Educational Articles

Common Selling Myths Part Two

February 10, 2019

This is part two of a two part series on common selling myths. Selling myths covered in part one of this series included formal business valuations, exclusive listing agreements, and buyer paid broker fees. Selling a business can be difficult and time consuming. Reading about these common selling myths may save you time, money, frustration and give you a better understanding of the selling process.

Myth: I need to sign an expert consulting agreement to improve my operations prior to selling. Expert consulting agreements are designed to lock in the seller, generate fee income, and allow the consultant to handle the sell when sold. The reality is that “improving operations” mostly involves maximizing cash flows, which is something your own CPA can do easily. An expert consultant with good industry experience may have suggestions to improve your pricing and personnel, but unless these changes are significant they won’t increase your selling price. The lesson here is that expert consultants (like your own CPA) usually suggest leaning-up operations to maximize cash flows (and selling price) for 12-24 months prior to selling.

Myth: I need to sign an expert consulting agreement to operate my business prior to selling. If you’ve been married to your business for thirty years you may want to relax for a few years prior to selling. The thought of relaxing and having someone else operate your business for a few years prior to selling is nice. But the reality of ownership is that while you still own your business, you’re still responsible for its performance. And, you’ll still go to sleep at night with the same level of stress and worry because of this responsibility. No consulting agreement to operate your business can change this stress level. Successful owners are heavily involved in day-to-day operations providing guidance and support to staff and customers. The lesson here is simple. As a successful owner, you’ve spent years developing relationships and trust with staff and customers. No outside consultant can duplicate these relationships and trust, or alleviate the stress and worry of ownership.

Myth: As a seller, I don’t need to be concerned with financing because it’s the buyer’s responsibility to get a loan. Since few buyers are able to write a check for the purchase price, financing is critical to most sale transactions in today’s market. As a seller, you want to make sure the buyer is getting competitive financing to ensure you get the best selling price. The following example will illustrate this point.

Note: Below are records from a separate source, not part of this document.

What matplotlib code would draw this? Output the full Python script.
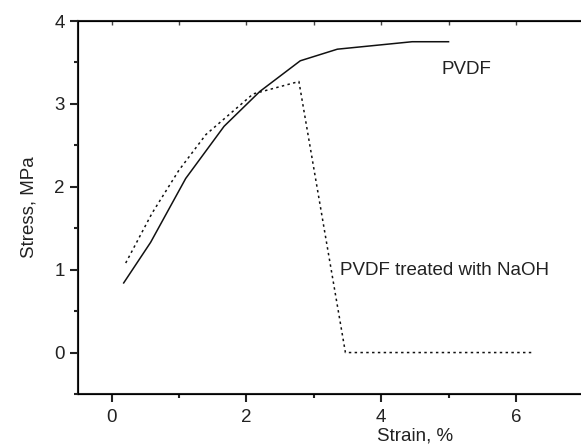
import matplotlib
matplotlib.use('Agg')
import matplotlib.pyplot as plt
from matplotlib.ticker import MultipleLocator

plt.rcParams['font.family'] = ['Liberation Sans', 'DejaVu Sans']

# PVDF (solid)
pvdf_strain = [0.18, 0.58, 1.10, 1.67, 2.20, 2.80, 3.35, 4.46, 5.00]
pvdf_stress = [0.84, 1.33, 2.10, 2.73, 3.15, 3.52, 3.66, 3.75, 3.75]

# PVDF treated with NaOH (dotted)
naoh_strain = [0.21, 0.60, 1.00, 1.40, 2.10, 2.78, 3.47, 6.25]
naoh_stress = [1.08, 1.68, 2.20, 2.63, 3.12, 3.27, 0.00, 0.00]

fig = plt.figure(figsize=(5.81, 4.47), dpi=100)
# axes run past the right edge of the picture (reference is a crop)
ax = fig.add_axes([0.134, 0.1186, 1.16, 0.8344])

ax.plot(pvdf_strain, pvdf_stress, color='#111111', lw=1.1, ls='-')
ax.plot(naoh_strain, naoh_stress, color='#111111', lw=1.1, ls=(0, (1.6, 2.2)))

ax.text(4.9, 3.41, 'PVDF', fontsize=13.5, va='center', ha='left', color='#222222')
ax.text(3.39, 0.99, 'PVDF treated with NaOH', fontsize=13.5, va='center', ha='left', color='#222222')

ax.set_xlim(-0.5, 9.5)
ax.set_ylim(-0.5, 4)
ax.set_xticks([0, 2, 4, 6])
ax.xaxis.set_minor_locator(MultipleLocator(1))
ax.yaxis.set_major_locator(MultipleLocator(1))
ax.yaxis.set_minor_locator(MultipleLocator(0.5))

for sp in ax.spines.values():
    sp.set_linewidth(1.5)
    sp.set_color('#222222')

ax.tick_params(which='major', direction='out', length=6, width=1.5, labelsize=13.5,
               colors='#222222')
ax.tick_params(which='minor', direction='out', length=3, width=1.5, colors='#222222')
ax.tick_params(axis='x', which='major', pad=5)

# small inward ticks along the top
top = ax.twiny()
top.set_xlim(ax.get_xlim())
top.set_xticks([0, 2, 4, 6, 8])
top.xaxis.set_minor_locator(MultipleLocator(1))
top.tick_params(which='both', direction='in', length=3, width=1, colors='#444444',
                labeltop=False)

ax.set_xlabel('Strain, %', fontsize=13.5, labelpad=1, color='#222222')
ax.set_ylabel('Stress, MPa', fontsize=13.5, labelpad=12, color='#222222')

fig.savefig('out.png', dpi=100)
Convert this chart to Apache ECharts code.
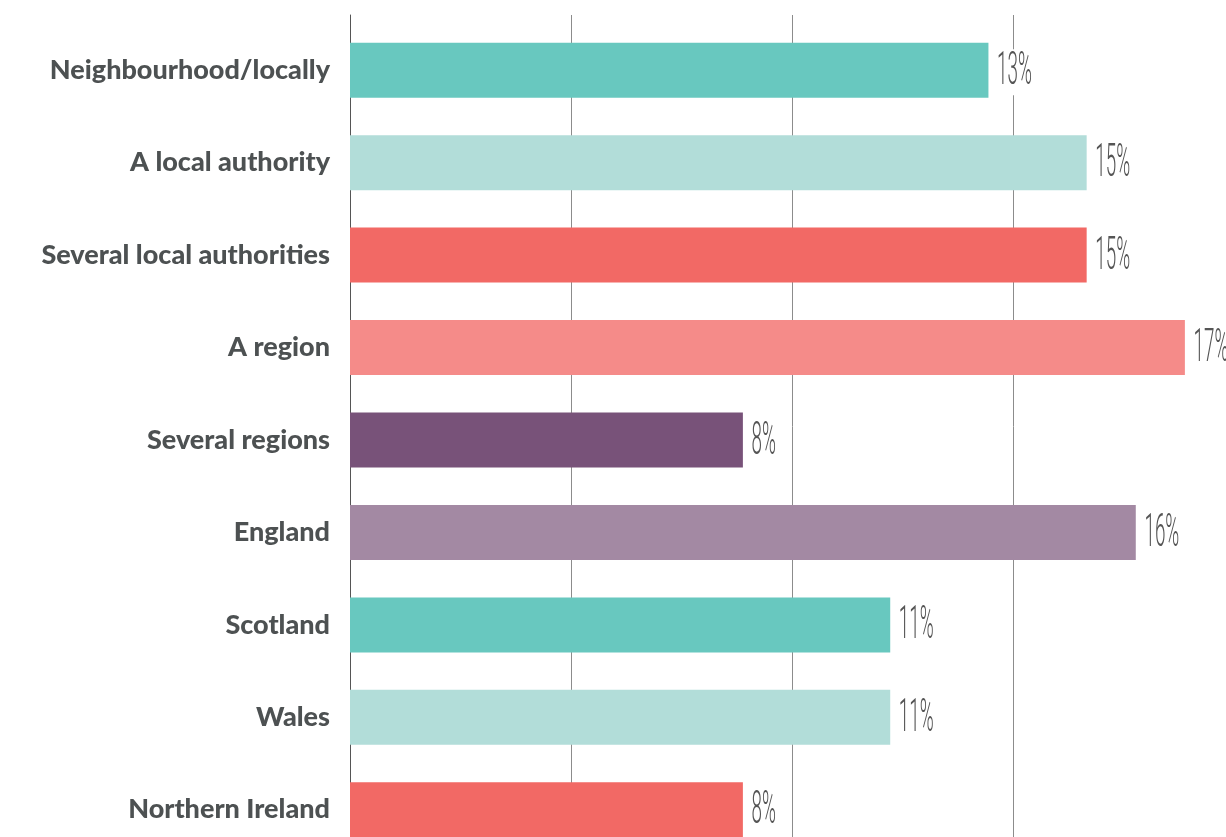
<!DOCTYPE html>
<html>
<head>
<meta charset="utf-8">
<title>Geographic reach</title>
<script src="https://cdn.jsdelivr.net/npm/echarts@6/dist/echarts.min.js"></script>
<style>
  html, body { margin: 0; padding: 0; background: #fff; }
  #chart { width: 1226px; height: 837px; }
</style>
</head>
<body>
<div id="chart"></div>
<script>
// data (percent of respondents)
var categories = ['Neighbourhood/locally', 'A local authority', 'Several local authorities', 'A region',
  'Several regions', 'England', 'Scotland', 'Wales', 'Northern Ireland'];
var values = [13, 15, 15, 17, 8, 16, 11, 11, 8];
var barColors = ['#68c8bf', '#b2ddd9', '#f26965', '#f58b89', '#785279', '#a389a3', '#68c8bf', '#b2ddd9', '#f26965'];
var axisMax = 18;
var axisStep = 4.5;

var chart = echarts.init(document.getElementById('chart'));

var barData = values.map(function (v, i) {
  return { value: v, itemStyle: { color: barColors[i] } };
});

var option = {
  animation: false,
  grid: [
    // bars (runs past the bottom and right edge of the picture)
    { left: 350, top: 24, width: 884, height: 832, containLabel: false, outerBoundsMode: 'none' },
    // grid lines only, they start a bit higher than the bars
    { left: 350, top: 15, width: 884, height: 841, containLabel: false, outerBoundsMode: 'none' }
  ],
  xAxis: [
    { gridIndex: 0, type: 'value', min: 0, max: axisMax, interval: axisStep,
      axisLine: { show: false }, axisTick: { show: false }, axisLabel: { show: false }, splitLine: { show: false } },
    { gridIndex: 1, type: 'value', min: 0, max: axisMax, interval: axisStep,
      axisLine: { show: false }, axisTick: { show: false }, axisLabel: { show: false },
      splitLine: { show: true, lineStyle: { color: '#8c8c8c', width: 1 } } }
  ],
  yAxis: [
    { gridIndex: 0, type: 'category', data: categories, inverse: true,
      axisLine: { show: false }, axisTick: { show: false },
      axisLabel: { margin: 20, color: '#4d5152', fontFamily: 'Lato', fontWeight: 900, fontSize: 27 } },
    { gridIndex: 1, type: 'value', min: 0, max: 1,
      axisLine: { show: true, lineStyle: { color: '#555', width: 1 } },
      axisTick: { show: false }, axisLabel: { show: false }, splitLine: { show: false } }
  ],
  series: [
    {
      type: 'bar',
      xAxisIndex: 0, yAxisIndex: 0,
      data: barData,
      barWidth: 55,
      z: 3
    },
    {
      // value labels: tall narrow figures beside each bar
      type: 'custom',
      xAxisIndex: 0, yAxisIndex: 0,
      data: values.map(function (v, i) { return [v, i]; }),
      z: 4,
      renderItem: function (params, api) {
        var pt = api.coord([api.value(0), api.value(1)]);
        return {
          type: 'text',
          x: pt[0] + 7,
          y: pt[1] + 2,
          scaleX: 0.41,
          style: {
            text: api.value(0) + '%',
            font: '300 46px Roboto, sans-serif',
            fill: '#555',
            align: 'left',
            verticalAlign: 'middle',
            backgroundColor: '#fff',
            padding: [0, 4]
          }
        };
      }
    }
  ]
};

chart.setOption(option);
</script>
</body>
</html>
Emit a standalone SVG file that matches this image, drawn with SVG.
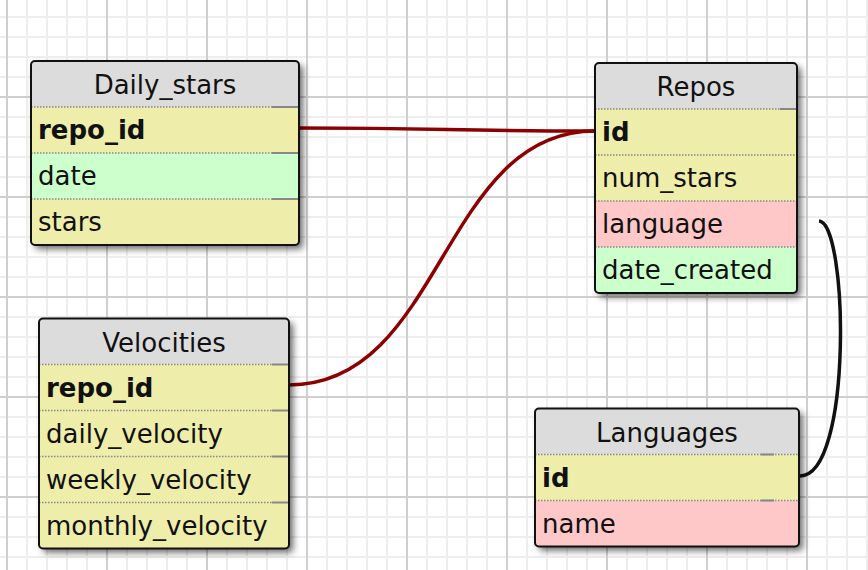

Let’s assume you are selling your business to a buyer for a total price of 1.5 million dollars and your building and real estate are worth approximately 1.0 million dollars. Due to the increase in real estate values over the past 10 years this example is pretty common in today’s market. And, actual rates and terms will vary depending on a buyer’s credit history, experience and overall transaction risk. A competitive loan would allow for a longer amortization period (25 years) and a lower interest rate (7.0%) on the real estate portion of the loan. While the business portion of the loan would result in a shorter amortization period (10 years) and a higher interest rate (9.0%). This competitive loan would result in annual payments on the real estate ($84,814) and business ($76,005) of roughly $160,819. Contrast this with a non-competitive loan for the business and real estate of 1.5m amortized over 15 years at 11.75%. This non-competitive loan would result in annual payments of roughly $213,144. The higher annual payments associated with the non-competitive loan would directly impact the buyer’s cash flow available for debt service by $52,325. Depending on the cash flow multiple, the higher payments associated with the non-competitive loan ($52,325) could result in a decrease in purchase price of $175,000 to $275,000. This example clearly illustrates the importance of competitive buyer financing and how non-competitive financing can significantly reduce the selling price.

In summary, these selling myths are not meant to be all inclusive. Selling is difficult and the appropriate use of consultants, brokers or experts can help you get the results you need. These experts and consultants should be paid for their services, but their profits should not be excessive nor have an adverse affect on selling price. It’s important to educate your self on the selling process and to know what’s in the marketplace. Total transaction costs can and do affect selling prices. And, keeping these transaction costs at a normal level will allow you to maximize your sales price.

For your reference, this two part series covered the following common selling myths: formal business appraisals, exclusive listing agreements, buyer paid broker fees, expert consulting agreements to improve operations, expert consulting agreements to operate a business and the importance of buyer financing.